Additionally, any user can become a lender by putting their crypto into cold storage and earning interest from it. Regardless of the amount that users are ready to put in, they earn weekly interest in either the same token deposited or the native CEL token.

At the moment, Celsius Network is one of the biggest crypto loan platforms in the world, reaching $4.25 billion in total crypto loans in November.


YouHodler is a Swiss company that specializes in providing a cryptocurrency line of credit and a cryptocurrency exchange platform. Founded in 2018, the company’s mission is to minimize passive ownership, allowing investors to earn interest on their assets or borrow money.

One of the most core products offered by YouHodler are cryptocurrency loans, available in tokens such as BTC, ETH, XRP, Dash, LTC and so on. Depending on the token, users can choose one of the available plans, which differ by loan period. For example, users can choose plans that range from 55% to 95% in cost ratio, from 5% to 40% in price reduction, and a loan period from 30 days to 180 days.

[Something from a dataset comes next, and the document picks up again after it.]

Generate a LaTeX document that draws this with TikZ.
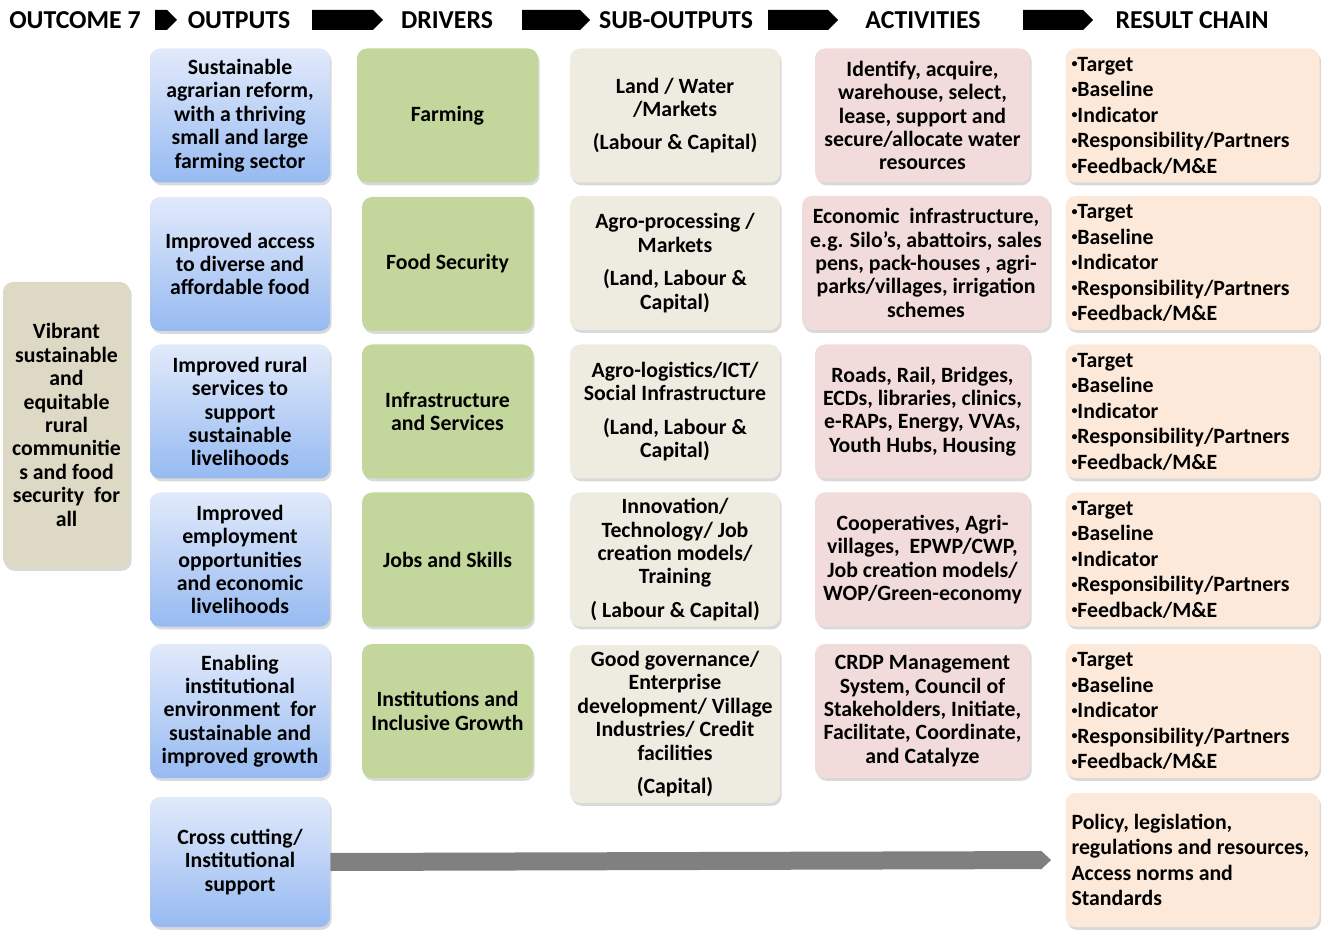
\documentclass[tikz,border=0pt]{standalone}
\usepackage{fontspec}
\setmainfont{Carlito}
\usetikzlibrary{shapes.symbols,shadows,arrows.meta}

\definecolor{outcomefill}{RGB}{221,217,196}
\definecolor{outtop}{RGB}{226,234,251}
\definecolor{outbot}{RGB}{150,186,241}
\definecolor{drvfill}{RGB}{195,214,155}
\definecolor{subfill}{RGB}{238,236,225}
\definecolor{actfill}{RGB}{242,220,219}
\definecolor{resfill}{RGB}{253,233,217}
\definecolor{bargray}{RGB}{128,128,128}

\newcommand{\smallbul}{\raisebox{0.3ex}{\fontsize{6}{6}\selectfont\textbullet}}
\newcommand{\resultlist}{\smallbul Target\\\smallbul Baseline\\\smallbul Indicator\\\smallbul Responsibility/Partners\\\smallbul Feedback/M\&E}

\tikzset{
	box/.style={rounded corners=5pt, align=flush center, inner sep=2pt,
		font=\bfseries\fontsize{10.9}{11.7}\selectfont,
		drop shadow={opacity=0.3, shadow xshift=0.8pt, shadow yshift=-1.4pt}},
	outcomebox/.style={box, fill=outcomefill, minimum width=63.5pt, minimum height=143pt},
	outbox/.style={box, top color=outtop, bottom color=outbot, minimum width=90pt, minimum height=67pt},
	drvbox/.style={box, fill=drvfill, minimum width=85.5pt, minimum height=67pt},
	subbox/.style={box, fill=subfill, minimum width=105pt, minimum height=67pt},
	actbox/.style={box, fill=actfill, minimum width=107.5pt, minimum height=67pt},
	resbox/.style={box, fill=resfill, align=flush left, text width=121pt, inner xsep=3pt,
		font=\bfseries\fontsize{10.9}{12.75}\selectfont, minimum height=67pt},
	header/.style={font=\bfseries\fontsize{12.9}{14}\selectfont, inner sep=1pt},
	hdrarrow/.style={signal, signal to=east, fill=black, inner sep=0pt, minimum height=10pt},
}

\begin{document}
\begin{tikzpicture}[x=0.5pt, y=-0.5pt]
	\useasboundingbox (0,0) rectangle (1323,930);

	% headers
	\node[header] (hOutcome) at (75,20) {OUTCOME 7};
	\node[header] (hOutputs) at (239,20) {OUTPUTS};
	\node[header] (hDrivers) at (447,20) {DRIVERS};
	\node[header] (hSub) at (676,20) {SUB-OUTPUTS};
	\node[header] (hAct) at (923,20) {ACTIVITIES};
	\node[header] (hResult) at (1192,20) {RESULT CHAIN};
	\node[hdrarrow, minimum width=11pt] (a1) at (161,20) {};
	\node[hdrarrow, minimum width=35.5pt] (a2) at (342.5,20) {};
	\node[hdrarrow, minimum width=34pt] (a3) at (551,20) {};
	\node[hdrarrow, minimum width=35pt] (a4) at (798,20) {};
	\node[hdrarrow, minimum width=35pt] (a5) at (1053,20) {};

	% outcome
	\node[outcomebox] (outcome) at (66.5,425) {Vibrant\\sustainable\\and\\equitable\\rural\\communitie\\s and food\\security~ for\\all};

	% outputs
	\node[outbox] (out1) at (240,115.5) {Sustainable\\agrarian reform,\\with a thriving\\small and large\\farming sector};
	\node[outbox] (out2) at (240,264) {Improved access\\to diverse and\\affordable food};
	\node[outbox] (out3) at (240,411.5) {Improved rural\\services to\\support\\sustainable\\livelihoods};
	\node[outbox] (out4) at (240,559.5) {Improved\\employment\\opportunities\\and economic\\livelihoods};
	\node[outbox] (out5) at (240,711) {Enabling\\institutional\\environment~ for\\sustainable and\\improved growth};
	\node[outbox, minimum height=65pt] (out6) at (240,862) {Cross cutting/\\Institutional\\support};

	% drivers
	\node[drvbox, minimum width=90.5pt] (drv1) at (447.5,115.5) {Farming};
	\node[drvbox] (drv2) at (447.5,264) {Food Security};
	\node[drvbox] (drv3) at (447.5,411.5) {Infrastructure\\and Services};
	\node[drvbox] (drv4) at (447.5,559.5) {Jobs and Skills};
	\node[drvbox] (drv5) at (447.5,711) {Institutions and\\Inclusive Growth};

	% sub-outputs
	\node[subbox] (sub1) at (675,115.5) {Land / Water\\/Markets\\[5pt](Labour \& Capital)};
	\node[subbox] (sub2) at (675,263) {Agro-processing /\\Markets\\[5pt](Land, Labour \&\\Capital)};
	\node[subbox] (sub3) at (675,411.5) {Agro-logistics/ICT/\\Social Infrastructure\\[5pt](Land, Labour \&\\Capital)};
	\node[subbox] (sub4) at (675,559.5) {Innovation/\\Technology/ Job\\creation models/\\Training\\[5pt]( Labour \& Capital)};
	\node[subbox, minimum height=79pt] (sub5) at (675,724) {Good governance/\\Enterprise\\development/ Village\\Industries/ Credit\\facilities\\[5pt](Capital)};

	% activities
	\node[actbox] (act1) at (922.5,115.5) {Identify, acquire,\\warehouse, select,\\lease, support and\\secure/allocate water\\resources};
	\node[actbox, minimum width=124pt] (act2) at (926,263) {Economic~ infrastructure,\\e.g. Silo’s, abattoirs, sales\\pens, pack-houses , agri-\\parks/villages, irrigation\\schemes};
	\node[actbox] (act3) at (922.5,411.5) {Roads, Rail, Bridges,\\ECDs, libraries, clinics,\\e-RAPs, Energy, VVAs,\\Youth Hubs, Housing};
	\node[actbox] (act4) at (922.5,559.5) {Cooperatives, Agri-\\villages,~ EPWP/CWP,\\Job creation models/\\WOP/Green-economy};
	\node[actbox] (act5) at (922.5,711) {CRDP Management\\System, Council of\\Stakeholders, Initiate,\\Facilitate, Coordinate,\\and Catalyze};

	% result chain
	\node[resbox] (res1) at (1192.5,115.5) {\resultlist};
	\node[resbox] (res2) at (1192.5,263) {\resultlist};
	\node[resbox] (res3) at (1192.5,411.5) {\resultlist};
	\node[resbox] (res4) at (1192.5,559.5) {\resultlist};
	\node[resbox] (res5) at (1192.5,711) {\resultlist};
	\node[resbox] (res6) at (1192.5,860) {Policy, legislation,\\regulations and resources,\\Access norms and\\Standards};

	% cross cutting bar
	\draw[bargray, line width=9pt, shorten >=7pt, -{Triangle[width=9pt, length=5pt]}] (out6.east) -- (res6.west);
\end{tikzpicture}
\end{document}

The company does not perform any credit checks, as user credit scores are meaningless to the loan application process. Borrowed money is fully secured by cryptocurrency and is based on the loan-to-value ratio. Because of this, even if users cannot repay their loan, their credit score will not be affected.

Additionally, YouHodler has a Turbocharge service, which allows users to get a chain of loans. The platform uses borrowed fiat to purchase additional cryptocurrency without commission and then uses it as collateral for other loans in the chain. Ilya Volkov, CEO of YouHodler, says the option is popular among traders:

“Clients were using loans to buy more crypto to use as collateral for yet another loan and then using that again to buy more crypto for collateral. They would do this process manually multiple times. So, we invented an automated tool that completed this chain for them in one click.”